* EXERCISE GOAL: Find the word "this" in the data. Return every line where it appears.

[Code that draws figures]
((
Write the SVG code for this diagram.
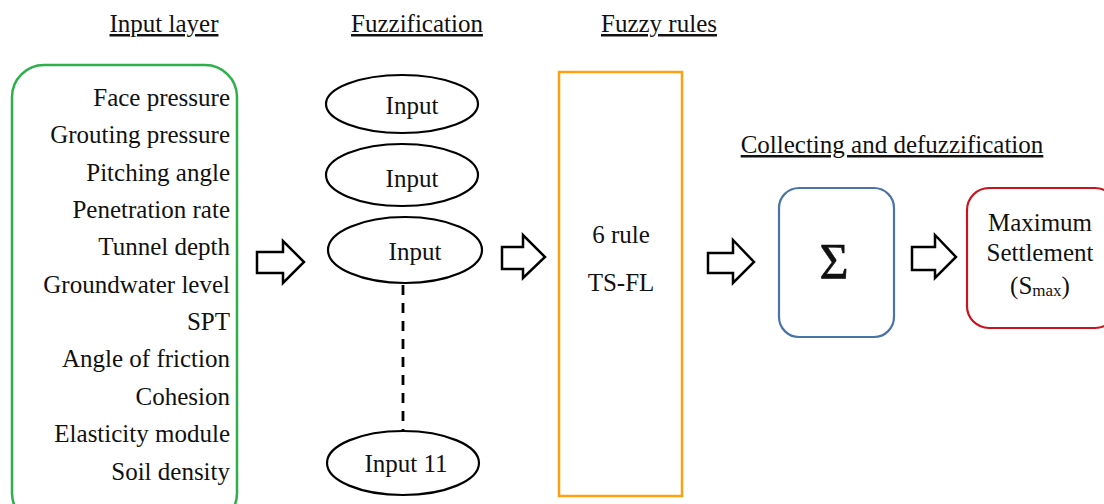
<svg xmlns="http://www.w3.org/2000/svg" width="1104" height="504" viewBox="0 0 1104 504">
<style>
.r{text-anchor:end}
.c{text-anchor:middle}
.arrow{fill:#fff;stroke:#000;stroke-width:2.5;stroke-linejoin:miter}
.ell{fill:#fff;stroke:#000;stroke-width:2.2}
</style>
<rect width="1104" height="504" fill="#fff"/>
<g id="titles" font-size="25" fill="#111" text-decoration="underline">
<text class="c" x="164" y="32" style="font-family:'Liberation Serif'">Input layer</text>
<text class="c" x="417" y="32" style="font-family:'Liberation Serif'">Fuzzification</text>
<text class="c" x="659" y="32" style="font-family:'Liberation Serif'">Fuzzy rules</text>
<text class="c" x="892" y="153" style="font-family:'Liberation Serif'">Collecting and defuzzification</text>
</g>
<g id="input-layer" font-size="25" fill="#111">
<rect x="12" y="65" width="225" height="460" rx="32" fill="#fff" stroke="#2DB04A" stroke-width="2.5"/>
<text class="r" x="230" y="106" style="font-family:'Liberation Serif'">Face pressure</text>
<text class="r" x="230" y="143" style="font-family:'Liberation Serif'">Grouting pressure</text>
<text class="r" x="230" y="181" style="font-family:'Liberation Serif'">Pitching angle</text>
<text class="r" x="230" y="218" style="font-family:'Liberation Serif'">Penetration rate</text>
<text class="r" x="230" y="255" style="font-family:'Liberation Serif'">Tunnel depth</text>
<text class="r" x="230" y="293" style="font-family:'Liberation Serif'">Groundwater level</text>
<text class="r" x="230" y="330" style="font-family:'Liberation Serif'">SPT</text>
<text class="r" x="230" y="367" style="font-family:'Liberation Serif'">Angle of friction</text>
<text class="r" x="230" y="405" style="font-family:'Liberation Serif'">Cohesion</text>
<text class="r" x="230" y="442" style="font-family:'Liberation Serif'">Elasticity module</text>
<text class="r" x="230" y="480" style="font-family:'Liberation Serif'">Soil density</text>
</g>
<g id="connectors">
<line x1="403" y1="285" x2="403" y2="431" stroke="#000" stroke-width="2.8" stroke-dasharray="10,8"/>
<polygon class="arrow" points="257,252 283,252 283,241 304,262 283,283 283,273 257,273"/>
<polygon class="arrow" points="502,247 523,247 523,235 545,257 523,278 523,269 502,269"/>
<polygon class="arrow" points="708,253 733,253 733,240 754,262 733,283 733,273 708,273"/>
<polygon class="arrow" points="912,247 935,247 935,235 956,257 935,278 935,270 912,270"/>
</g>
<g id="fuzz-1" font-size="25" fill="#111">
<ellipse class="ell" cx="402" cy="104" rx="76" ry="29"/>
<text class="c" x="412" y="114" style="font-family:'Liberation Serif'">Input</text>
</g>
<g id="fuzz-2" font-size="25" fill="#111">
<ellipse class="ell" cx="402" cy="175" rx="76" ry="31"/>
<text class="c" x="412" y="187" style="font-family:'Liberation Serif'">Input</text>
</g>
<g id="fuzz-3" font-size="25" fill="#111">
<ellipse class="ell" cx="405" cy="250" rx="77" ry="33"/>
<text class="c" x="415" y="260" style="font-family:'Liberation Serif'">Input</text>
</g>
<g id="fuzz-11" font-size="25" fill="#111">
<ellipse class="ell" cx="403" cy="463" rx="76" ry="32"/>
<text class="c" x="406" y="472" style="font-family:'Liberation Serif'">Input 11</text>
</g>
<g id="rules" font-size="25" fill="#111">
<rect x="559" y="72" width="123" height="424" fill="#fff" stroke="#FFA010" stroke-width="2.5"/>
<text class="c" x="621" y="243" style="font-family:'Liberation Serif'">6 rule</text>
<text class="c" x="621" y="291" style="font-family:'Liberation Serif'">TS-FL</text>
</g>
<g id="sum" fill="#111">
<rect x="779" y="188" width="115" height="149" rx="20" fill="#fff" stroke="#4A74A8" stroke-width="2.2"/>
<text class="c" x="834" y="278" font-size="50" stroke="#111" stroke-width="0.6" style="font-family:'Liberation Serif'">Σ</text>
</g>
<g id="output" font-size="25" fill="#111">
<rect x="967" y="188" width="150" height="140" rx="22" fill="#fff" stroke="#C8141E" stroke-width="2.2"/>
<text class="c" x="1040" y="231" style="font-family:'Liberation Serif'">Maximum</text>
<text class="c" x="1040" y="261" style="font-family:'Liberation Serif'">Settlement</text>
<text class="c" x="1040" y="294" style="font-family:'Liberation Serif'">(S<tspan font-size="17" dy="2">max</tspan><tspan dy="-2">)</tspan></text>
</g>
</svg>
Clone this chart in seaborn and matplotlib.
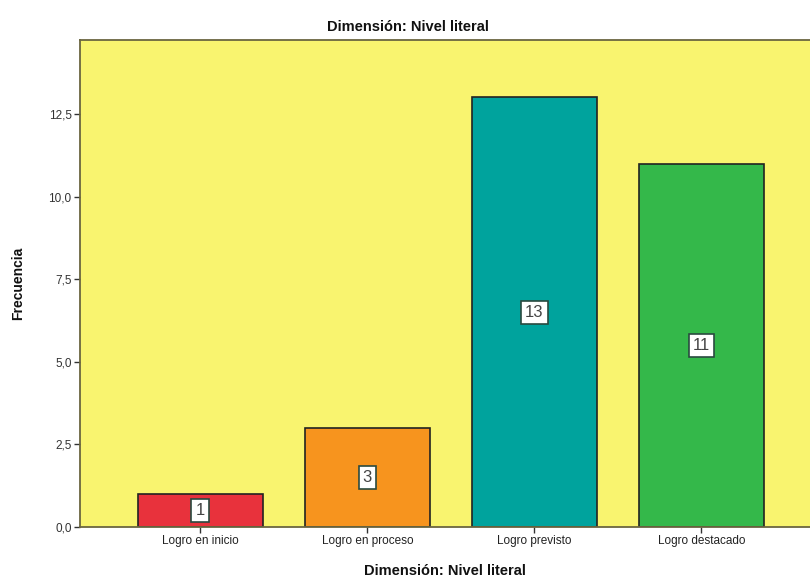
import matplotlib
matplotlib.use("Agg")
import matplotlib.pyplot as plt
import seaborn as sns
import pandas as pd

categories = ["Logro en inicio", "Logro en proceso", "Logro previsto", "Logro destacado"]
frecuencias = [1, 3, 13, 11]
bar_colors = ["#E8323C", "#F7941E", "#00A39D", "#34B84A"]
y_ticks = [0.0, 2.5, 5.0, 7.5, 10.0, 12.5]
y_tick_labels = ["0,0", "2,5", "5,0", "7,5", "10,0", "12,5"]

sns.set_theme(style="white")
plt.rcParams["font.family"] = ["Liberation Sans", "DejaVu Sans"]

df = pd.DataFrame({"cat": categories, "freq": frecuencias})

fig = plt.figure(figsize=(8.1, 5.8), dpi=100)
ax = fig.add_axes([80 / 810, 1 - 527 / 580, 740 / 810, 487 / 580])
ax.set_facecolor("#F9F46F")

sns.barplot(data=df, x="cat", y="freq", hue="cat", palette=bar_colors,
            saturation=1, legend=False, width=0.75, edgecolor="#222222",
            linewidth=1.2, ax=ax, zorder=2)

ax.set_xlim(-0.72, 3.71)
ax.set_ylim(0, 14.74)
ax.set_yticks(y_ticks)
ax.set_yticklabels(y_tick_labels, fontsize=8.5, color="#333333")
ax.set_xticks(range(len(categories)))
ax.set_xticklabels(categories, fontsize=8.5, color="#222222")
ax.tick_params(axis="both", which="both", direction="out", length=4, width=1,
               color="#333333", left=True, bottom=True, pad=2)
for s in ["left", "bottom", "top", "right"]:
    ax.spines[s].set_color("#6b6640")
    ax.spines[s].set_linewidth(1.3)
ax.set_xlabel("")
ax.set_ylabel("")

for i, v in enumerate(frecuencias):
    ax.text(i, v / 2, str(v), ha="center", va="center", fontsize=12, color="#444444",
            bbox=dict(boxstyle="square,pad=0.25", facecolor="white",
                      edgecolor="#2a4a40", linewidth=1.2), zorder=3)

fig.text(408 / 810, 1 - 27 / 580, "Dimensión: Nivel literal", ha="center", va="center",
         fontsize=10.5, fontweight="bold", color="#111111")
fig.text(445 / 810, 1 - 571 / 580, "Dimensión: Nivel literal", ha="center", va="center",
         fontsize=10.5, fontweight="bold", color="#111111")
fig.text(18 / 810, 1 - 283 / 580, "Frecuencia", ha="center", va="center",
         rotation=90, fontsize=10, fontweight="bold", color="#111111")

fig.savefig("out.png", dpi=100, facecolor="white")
))
* REPLY TO THE TASK:
Write the SVG code for this diagram.
Clone this chart in seaborn and matplotlib.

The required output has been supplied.